Author ORCID Identifier

https://orcid.org/0000-0002-8866-3233

Document Type

Article

Publication Date

6-7-2018

Abstract

The First World War offers primary and secondary digitized content spread over four modules. The first module, Personal Experiences, focuses on the daily lives of men and women during wartime and addresses issues such as trench warfare, battle, training, death, and daily life in the military. The materials found in this module include diaries, letters, oral histories, cartoons, trench maps, and even sheet music. Propaganda and Recruitment addresses morale, censorship, recruitment, dissension, and propaganda development and includes posters, recruitment materials, tribunal case files, and papers from the UK Ministry of Information and the Kriegspresseamt in Berlin.

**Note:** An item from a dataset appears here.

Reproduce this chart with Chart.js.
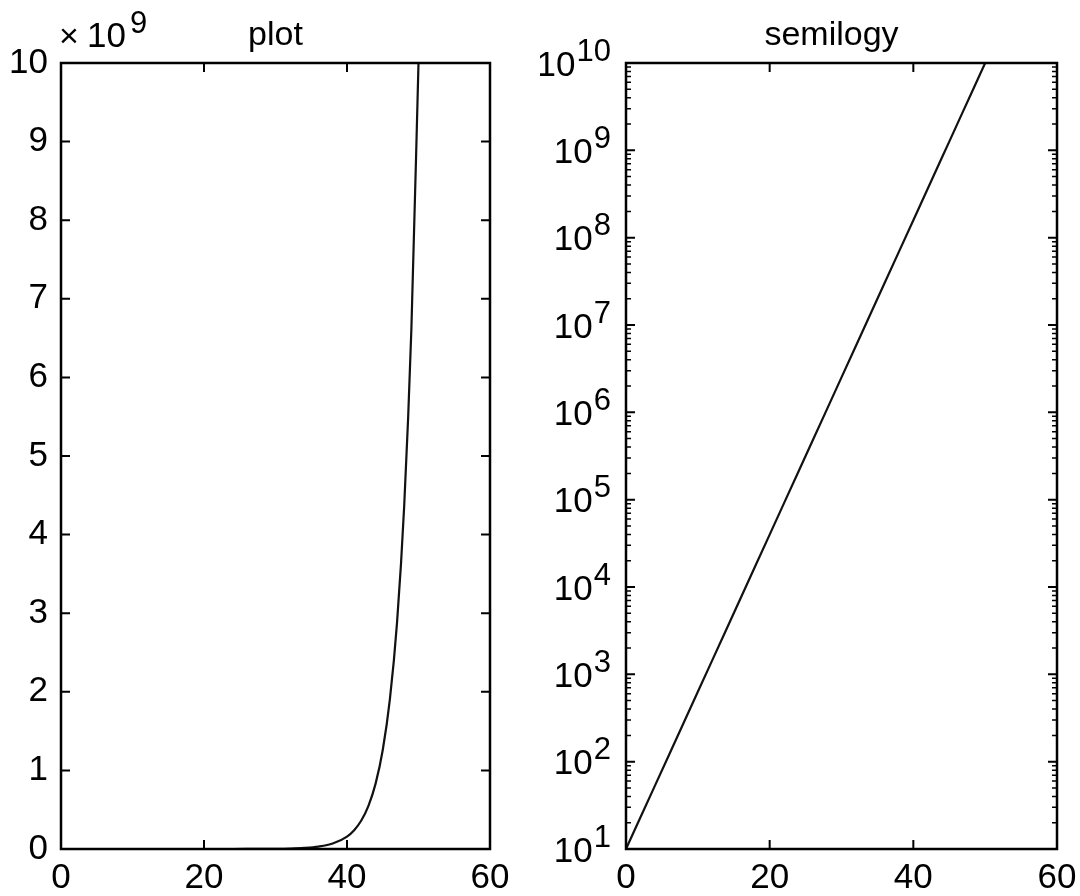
<!DOCTYPE html>
<html>
<head>
<meta charset="utf-8">
<script src="https://cdn.jsdelivr.net/npm/chart.js@4"></script>
<style>
  body { margin: 0; background: #fff; }
  canvas { position: absolute; top: 0; }
  #left { left: 0; }
  #right { left: 540px; }
</style>
</head>
<body>
<canvas id="left" width="540" height="896"></canvas>
<canvas id="right" width="540" height="896"></canvas>
<script>
// values (same curve in both panels)
const xVals = [0, 2, 4, 6, 8, 10, 12, 14, 16, 18, 20, 22, 24, 26, 28, 30, 32, 34, 36, 38,
  40, 41, 42, 43, 44, 45, 46, 47, 48, 49, 50];
const yVals = [10, 22.9, 52.5, 120, 275, 631, 1445, 3311, 7586, 17378, 39811, 91201,
  208930, 478630, 1096478, 2511886, 5754399, 13182567, 30199517, 69183097,
  158489319, 239883292, 363078055, 549540874, 831763771, 1258925412, 1905460718,
  2884031503, 4365158322, 6606934480, 10000000000];
const xTicks = [0, 20, 40, 60];
const linTicks = [0, 1, 2, 3, 4, 5, 6, 7, 8, 9, 10]; // x 10^9
const logExps = [1, 2, 3, 4, 5, 6, 7, 8, 9, 10];
const titles = ['plot', 'semilogy'];

const FONT = '"Liberation Sans", Arial, Helvetica, sans-serif';
Chart.defaults.font.family = FONT;
Chart.defaults.color = '#000';

const points = xVals.map((x, i) => ({ x: x, y: yVals[i] }));

// frame, inward ticks, title and the x10^9 / 10^n labels
const boxPlugin = {
  id: 'box',
  afterDatasetsDraw(chart, args, opts) {
    const ctx = chart.ctx;
    const a = chart.chartArea;
    const sx = chart.scales.x, sy = chart.scales.y;
    ctx.save();
    ctx.strokeStyle = '#000';
    ctx.lineWidth = 2;
    ctx.beginPath();
    xTicks.forEach(v => {
      const px = sx.getPixelForValue(v);
      ctx.moveTo(px, a.bottom); ctx.lineTo(px, a.bottom - 9);
      ctx.moveTo(px, a.top); ctx.lineTo(px, a.top + 9);
    });
    let majors, minors = [];
    if (opts.log) {
      majors = logExps.map(e => Math.pow(10, e));
      logExps.slice(0, -1).forEach(e => {
        for (let m = 2; m <= 9; m++) minors.push(m * Math.pow(10, e));
      });
    } else {
      majors = linTicks.map(v => v * 1e9);
    }
    majors.forEach(v => {
      const py = sy.getPixelForValue(v);
      ctx.moveTo(a.left, py); ctx.lineTo(a.left + 9, py);
      ctx.moveTo(a.right, py); ctx.lineTo(a.right - 9, py);
    });
    ctx.stroke();
    ctx.lineWidth = 1.5;
    ctx.beginPath();
    minors.forEach(v => {
      const py = sy.getPixelForValue(v);
      ctx.moveTo(a.left, py); ctx.lineTo(a.left + 5, py);
      ctx.moveTo(a.right, py); ctx.lineTo(a.right - 5, py);
    });
    ctx.stroke();
    ctx.lineWidth = 2.5;
    ctx.strokeRect(a.left, a.top, a.right - a.left, a.bottom - a.top);

    ctx.fillStyle = '#000';
    ctx.textBaseline = 'alphabetic';
    ctx.textAlign = 'center';
    ctx.font = '34px ' + FONT;
    ctx.fillText(opts.title, (a.left + a.right) / 2 + (opts.titleShift || 0), 45);

    if (opts.log) {
      logExps.forEach(e => {
        const py = sy.getPixelForValue(Math.pow(10, e));
        ctx.font = '31px ' + FONT;
        const ew = ctx.measureText(String(e)).width;
        const xr = a.left - 15;
        ctx.textAlign = 'left';
        ctx.textBaseline = 'middle';
        ctx.fillText(String(e), xr - ew, py - 11);
        ctx.font = '35px ' + FONT;
        ctx.textAlign = 'right';
        ctx.fillText('10', xr - ew - 1, py + 3);
      });
    } else {
      ctx.textAlign = 'left';
      ctx.textBaseline = 'alphabetic';
      ctx.font = '34px ' + FONT;
      ctx.fillText('\u00d7', a.left - 2, a.top - 16);
      ctx.font = '35px ' + FONT;
      ctx.fillText('10', a.left + 26, a.top - 16);
      const w = ctx.measureText('10').width;
      ctx.font = '31px ' + FONT;
      ctx.fillText('9', a.left + 30 + w, a.top - 30);
    }
    ctx.restore();
  }
};

function lineDataset(mode) {
  return {
    data: points,
    borderColor: '#111',
    borderWidth: 2.2,
    pointRadius: 0,
    fill: false,
    cubicInterpolationMode: mode
  };
}

const xScale = {
  type: 'linear',
  min: 0,
  max: 60,
  afterBuildTicks: s => { s.ticks = xTicks.map(v => ({ value: v })); },
  afterFit: s => { s.height = 47; },
  grid: { display: false },
  border: { display: false },
  ticks: { font: { size: 35 }, color: '#000', padding: 0, maxRotation: 0, autoSkip: false }
};

new Chart(document.getElementById('left'), {
  type: 'line',
  data: { datasets: [lineDataset('monotone')] },
  options: {
    responsive: false,
    animation: false,
    layout: { padding: { top: 63, right: 50, left: 0, bottom: 0 } },
    plugins: {
      legend: { display: false },
      tooltip: { enabled: false },
      box: { title: titles[0], log: false }
    },
    scales: {
      x: xScale,
      y: {
        type: 'linear',
        min: 0,
        max: 1e10,
        afterBuildTicks: s => { s.ticks = linTicks.map(v => ({ value: v * 1e9 })); },
        afterFit: s => { s.width = 61; },
        grid: { display: false },
        border: { display: false },
        ticks: {
          font: { size: 35 },
          color: '#000',
          padding: 5,
          autoSkip: false,
          callback: v => String(v / 1e9)
        }
      }
    }
  },
  plugins: [boxPlugin]
});

new Chart(document.getElementById('right'), {
  type: 'line',
  data: { datasets: [lineDataset('default')] },
  options: {
    responsive: false,
    animation: false,
    layout: { padding: { top: 63, right: 23, left: 0, bottom: 0 } },
    plugins: {
      legend: { display: false },
      tooltip: { enabled: false },
      box: { title: titles[1], log: true, titleShift: -10 }
    },
    scales: {
      x: Object.assign({}, xScale),
      y: {
        type: 'logarithmic',
        min: 10,
        max: 1e10,
        afterBuildTicks: s => { s.ticks = logExps.map(e => ({ value: Math.pow(10, e) })); },
        afterFit: s => { s.width = 86; },
        grid: { display: false },
        border: { display: false },
        ticks: { display: false }
      }
    }
  },
  plugins: [boxPlugin]
});
</script>
</body>
</html>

Visual Perspectives and Narratives relies on photographs, books and pamphlets, diaries, film clips, and museum objects to convey the story of education, society, entertainment, women and children, and demobilization during the Great War. A fourth module, Global Conflict, due out sometime in 2018, moves away from the Eurocentric view of the war to address often overlooked areas such as the Middle East. The First World War also offers attractive added features such as interactive maps, which give timelines for key events, and a virtual trench tour.

Currently, 23 libraries, museums, and document repositories in Great Britain and the Commonwealth countries, Europe, and the United States, including the UK Imperial War Museum, the US National WWI Museum, and the Bibliothek für Zeitgeschichte of Stuttgart have partnered with Adam Matthew to digitize content. The well-rounded editorial board includes several renowned scholars from around the world, including Yale historian Jay Winter, who cowrote and coproduced the highly regarded PBS series The Great War and the Shaping of the 20th Century.